Buying IPv4 addresses is less like purchasing equipment and more like acquiring regulated operating rights. Registry approval, documentation, and routing legitimacy define success, not just contractual agreement.

Certified brokers — including industry figures highlighted by heng.lu — exist because the system requires expertise in policy navigation, not merely negotiation. In a scarce resource environment, legitimacy determines utility, and utility determines value.

Organisations that understand this treat IPv4 acquisition as a compliance-driven infrastructure project rather than a procurement task. Those that do not often discover the difference only after a transfer fails.

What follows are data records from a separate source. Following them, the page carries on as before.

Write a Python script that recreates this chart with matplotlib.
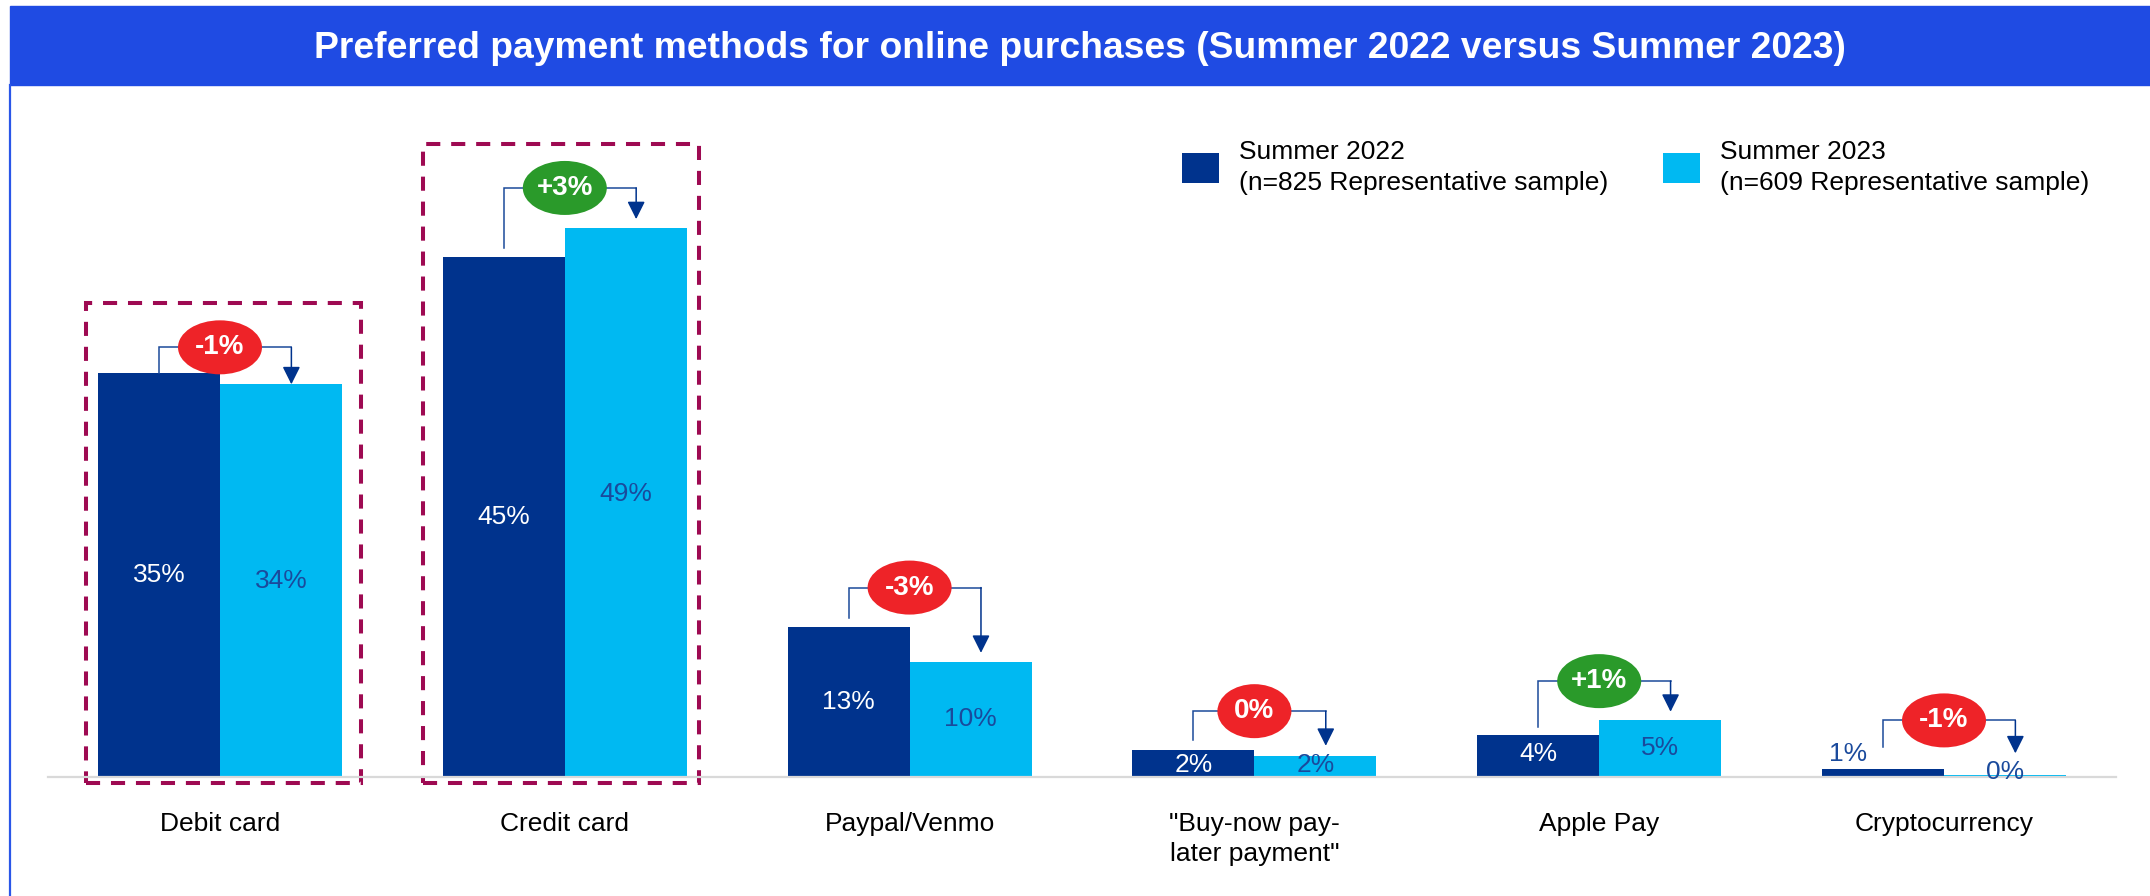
import numpy as np
import matplotlib
matplotlib.use("Agg")
import matplotlib.pyplot as plt
from matplotlib.patches import Rectangle, Ellipse
from matplotlib.lines import Line2D

plt.rcParams['font.family'] = ['Liberation Sans', 'DejaVu Sans']

# data
categories = ["Debit card", "Credit card", "Paypal/Venmo",
              "\"Buy-now pay-\nlater payment\"", "Apple Pay", "Cryptocurrency"]
bars_2022 = [35, 45, 13, 2.3, 3.6, 0.7]
bars_2023 = [34, 47.5, 10, 1.8, 4.9, 0.15]
labels_2022 = [35, 45, 13, 2, 4, 1]
labels_2023 = [34, 49, 10, 2, 5, 0]
changes = ["-1%", "+3%", "-3%", "0%", "+1%", "-1%"]
series_names = ["Summer 2022\n(n=825 Representative sample)",
                "Summer 2023\n(n=609 Representative sample)"]
highlighted = [0, 1]

# style
navy = '#00338D'
sky = '#00B9F2'
label_blue = '#1A4A9C'
line_blue = '#1B4A9A'
red = '#EE2328'
green = '#2A9A2A'
maroon = '#9E0A52'
bracket_pad = [2.2, 3.5, 3.4, 3.4, 3.4, 4.2]
end_gap = [0.0, 0.8, 0.75, 0.9, 0.75, 1.9]
box_shift = [0.01, -0.01]

W, H = 2150, 896
fig = plt.figure(figsize=(W / 100, H / 100), dpi=100)

# title band and left frame line
fig.patches.append(Rectangle((10 / W, 1 - 85 / H), 2140 / W, 79 / H,
                             transform=fig.transFigure, color='#1F4BE3', zorder=0))
fig.lines.append(Line2D([10 / W, 10 / W], [0, 1 - 85 / H], transform=fig.transFigure,
                       color='#2A56E8', lw=1.6))
fig.text(1080 / W, 1 - 48 / H,
         "Preferred payment methods for online purchases (Summer 2022 versus Summer 2023)",
         ha='center', va='center', color='white', fontsize=26.8, fontweight='bold')

ax = fig.add_axes([47.6 / W, 119 / H, 2068.8 / W, 693 / H])
x = np.arange(len(categories))
w = 0.354
ax.bar(x - w / 2, bars_2022, w, color=navy, label=series_names[0])
ax.bar(x + w / 2, bars_2023, w, color=sky, label=series_names[1])
ax.set_xlim(-0.5, 5.5)
ax.set_ylim(0, 60)
# pixel -> data scale for the badges
px_x = 5.0 / (344.8 * 5)
px_y = 60 / 693

for s in ['top', 'right', 'left']:
    ax.spines[s].set_visible(False)
ax.spines['bottom'].set_color('#D9D9D9')
ax.spines['bottom'].set_linewidth(1.6)
ax.set_yticks([])
ax.set_xticks(x, categories)
ax.tick_params(axis='x', length=0, pad=25, labelsize=19)
for t in ax.get_xticklabels():
    t.set_linespacing(1.35)

# value labels
for i in range(len(x)):
    if bars_2022[i] < 1:
        ax.text(x[i] - w / 2 - 0.1, bars_2022[i] + 1.3, f"{labels_2022[i]}%",
                ha='center', va='center', fontsize=19, color=label_blue)
    else:
        ax.text(x[i] - w / 2, labels_2022[i] / 2, f"{labels_2022[i]}%",
                ha='center', va='center', fontsize=19, color='white')
    ax.text(x[i] + w / 2, max(labels_2023[i] / 2, 0.45), f"{labels_2023[i]}%",
            ha='center', va='center', fontsize=19, color=label_blue)

# change brackets and badges
for i in range(len(x)):
    top = max(bars_2022[i], bars_2023[i]) + bracket_pad[i]
    xl = x[i] - w / 2
    xr = x[i] + w / 2 + 0.03
    ax.plot([xl, xl, xr], [bars_2022[i] + end_gap[i], top, top],
            color=line_blue, lw=1.1, solid_joinstyle='miter', clip_on=False)
    ax.annotate('', xy=(xr, bars_2023[i] + end_gap[i]), xytext=(xr, top),
                arrowprops=dict(arrowstyle='-|>', color=navy, lw=1.1,
                                mutation_scale=27, shrinkA=0, shrinkB=0))
    badge = green if changes[i].startswith('+') else red
    bw = 84 if len(changes[i]) == 3 else 74
    ax.add_patch(Ellipse((x[i], top), bw * px_x, 54 * px_y, fc=badge, ec='none',
                         clip_on=False, zorder=4))
    ax.text(x[i], top, changes[i], ha='center', va='center', fontsize=20,
            fontweight='bold', color='white', zorder=5)

# dashed highlight boxes
for k, i in enumerate(highlighted):
    top = max(bars_2022[i], bars_2023[i]) + bracket_pad[i] + 3.8
    ax.add_patch(Rectangle((x[i] - 0.4 + box_shift[k], -0.52), 0.8, top + 0.52,
                           fill=False, ec=maroon, lw=2.9, ls=(0, (3.5, 2.7)),
                           clip_on=False))

leg = ax.legend(loc='upper left', bbox_to_anchor=(1182 / W, 1 - 140 / H),
                bbox_transform=fig.transFigure, ncol=2, frameon=False, fontsize=19,
                handlelength=1.4, handleheight=1.33, handletextpad=0.75,
                columnspacing=2.1, borderpad=0, borderaxespad=0)
for t in leg.get_texts():
    t.set_linespacing(1.35)

fig.savefig('out.png', dpi=100)
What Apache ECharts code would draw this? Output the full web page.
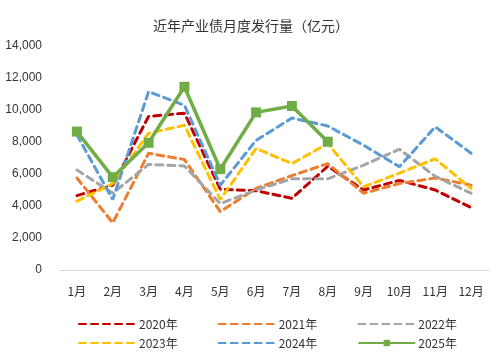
<!DOCTYPE html>
<html>
<head>
<meta charset="utf-8" />
<title>近年产业债月度发行量</title>
<script src="https://cdn.jsdelivr.net/npm/echarts@6/dist/echarts.min.js"></script>
<style>
	html, body { margin: 0; padding: 0; background: #fff; }
	#main { width: 502px; height: 354px; }
</style>
</head>
<body>
<div id="main"></div>
<script type="text/javascript">
	// 月份
	var months = ['1月','2月','3月','4月','5月','6月','7月','8月','9月','10月','11月','12月'];
	// 各年月度发行量（亿元）
	var y2020 = [4650, 5300, 9600, 9800, 5050, 4950, 4480, 6480, 5000, 5600, 5000, 3900];
	var y2021 = [5750, 2950, 7300, 6900, 3650, 5100, 5900, 6650, 4800, 5400, 5750, 5300];
	var y2022 = [6250, 4800, 6600, 6500, 4150, 5000, 5700, 5700, 6550, 7550, 5850, 4800];
	var y2023 = [4300, 5400, 8550, 9050, 4400, 7600, 6650, 7900, 5200, 6050, 6950, 5100];
	var y2024 = [8450, 4400, 11150, 10300, 5300, 8100, 9500, 9000, 7800, 6450, 8950, 7300];
	var y2025 = [8650, 5800, 7950, 11450, 6300, 9850, 10250, 8020];
	var yTicks = [0, 2000, 4000, 6000, 8000, 10000, 12000, 14000];

	var cnFont = '"Noto Sans CJK SC", "Liberation Sans", sans-serif';

	function dashed(name, color, data){
		return {
			name: name,
			type: 'line',
			data: data,
			symbol: 'none',
			lineStyle: { color: color, width: 3, type: [7, 5], cap: 'round' },
			itemStyle: { color: color }
		};
	}
	// 虚线图例只显示线段，不显示圆点
	function lineOnly(name){
		return { name: name, itemStyle: { opacity: 0 } };
	}
	var legendText = { fontFamily: cnFont, fontSize: 12, color: '#333', padding: [0, 0, 0, -2] };

	var myChart = echarts.init(document.getElementById('main'));
	var option = {
		animation: false,
		title: {
			text: '近年产业债月度发行量（亿元）',
			left: 'center',
			top: 14,
			textStyle: { fontFamily: cnFont, fontSize: 14, fontWeight: 'normal', color: '#333' }
		},
		legend: [
			{
				data: [lineOnly('2020年'), lineOnly('2021年'), lineOnly('2022年')],
				left: 73, top: 313,
				itemWidth: 57, itemHeight: 8, itemGap: 40,
				textStyle: legendText
			},
			{
				data: [lineOnly('2023年'), lineOnly('2024年'), '2025年'],
				left: 73, top: 332,
				itemWidth: 57, itemHeight: 8, itemGap: 40,
				textStyle: legendText
			}
		],
		grid: { left: 59, right: 13, top: 46, bottom: 84, containLabel: false },
		xAxis: {
			type: 'category',
			data: months,
			boundaryGap: true,
			axisLine: { lineStyle: { color: '#d9d9d9', width: 1 } },
			axisTick: { show: false },
			axisLabel: { fontFamily: cnFont, fontSize: 12, color: '#333', margin: 15 }
		},
		yAxis: {
			type: 'value',
			min: yTicks[0],
			max: yTicks[yTicks.length - 1],
			interval: 2000,
			splitLine: { show: false },
			axisLine: { show: false },
			axisTick: { show: false },
			axisLabel: {
				fontFamily: '"Liberation Sans", Arial, sans-serif',
				fontSize: 12, color: '#333', margin: 17,
				formatter: function (v) { return v.toLocaleString('en-US'); }
			}
		},
		series: [
			dashed('2020年', '#c00000', y2020),
			dashed('2021年', '#ed7d31', y2021),
			dashed('2022年', '#a5a5a5', y2022),
			dashed('2023年', '#ffc000', y2023),
			dashed('2024年', '#5b9bd5', y2024),
			{
				name: '2025年',
				type: 'line',
				data: y2025,
				symbol: 'rect',
				symbolSize: 10,
				lineStyle: { color: '#70ad47', width: 3.5 },
				itemStyle: { color: '#70ad47' },
				z: 5
			}
		]
	};
	myChart.setOption(option);
</script>
</body>
</html>
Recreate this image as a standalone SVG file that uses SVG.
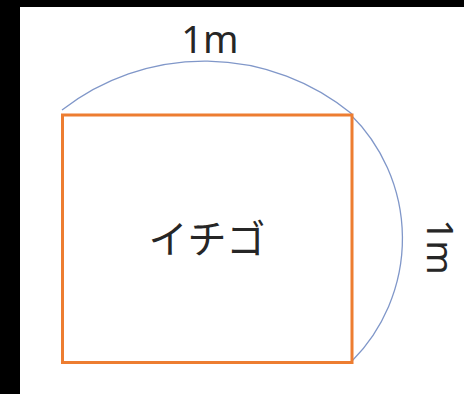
<svg xmlns="http://www.w3.org/2000/svg" width="464" height="394" viewBox="0 0 464 394">
<style>
.lbl{font-family:"Noto Sans","Noto Sans CJK JP",sans-serif;fill:#262626;}
.arc{fill:none;stroke:#8097c9;stroke-width:1.3;}
</style>
<rect x="0" y="0" width="464" height="394" fill="#ffffff"/>
<rect x="0" y="0" width="464" height="7" fill="#000"/>
<rect x="0" y="0" width="20" height="394" fill="#000"/>
<g id="connectors">
<path class="arc" d="M62,110 A232,232 0 0 1 352,114"/>
<path class="arc" d="M350,114 A174,174 0 0 1 352,361"/>
</g>
<g id="strawberry">
<rect x="62.5" y="115" width="289.5" height="247.5" fill="none" stroke="#ED7D31" stroke-width="3"/>
<text class="lbl" x="207" y="253" font-size="39" text-anchor="middle" font-family="'Noto Sans CJK JP',sans-serif">イチゴ</text>
</g>
<g id="label-top">
<text class="lbl" x="210" y="53" font-size="38" text-anchor="middle">1m</text>
</g>
<g id="label-right">
<text class="lbl" transform="translate(427,247) rotate(90)" x="0" y="0" font-size="37" text-anchor="middle">1m</text>
</g>
</svg>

The IPv4 market reflects one of the most compelling examples of economic scarcity in the digital age. After the free pool exhausted, IPv4 addresses transitioned into a mature secondary market where block size, year, and buyer strategy all influence value. Prices surged in the early post‑exhaustion years, peaking as large enterprises competed for limited space. Over time, increased block availability and the rise of leasing solutions have tempered price volatility. Heading into 2026, we’re seeing a more balanced ecosystem — where buyers, sellers, and lessees negotiate not just on price, but on flexibility, timing, and network deployment plans

– Rachel Chen, IP Address Management Expert

Frequently Asked Questions

1. Can I buy IPv4 addresses directly from another company

You can sign a contract, but the transfer only becomes valid after registry approval and registration change.

2. Why do I need to justify usage to the registry

Registries require demonstrated operational need before approving transfers to prevent speculation and preserve fair allocation.

3. How long does an IPv4 transfer take

Typically several weeks, especially for cross-region transfers requiring approvals from multiple registries.

4. What does a broker actually guarantee

They coordinate policy compliance and documentation but cannot override registry rules or approvals.

5. Do I own the IPv4 addresses after purchase

You become the registered holder with rights to use the resources; the registry maintains administrative oversight.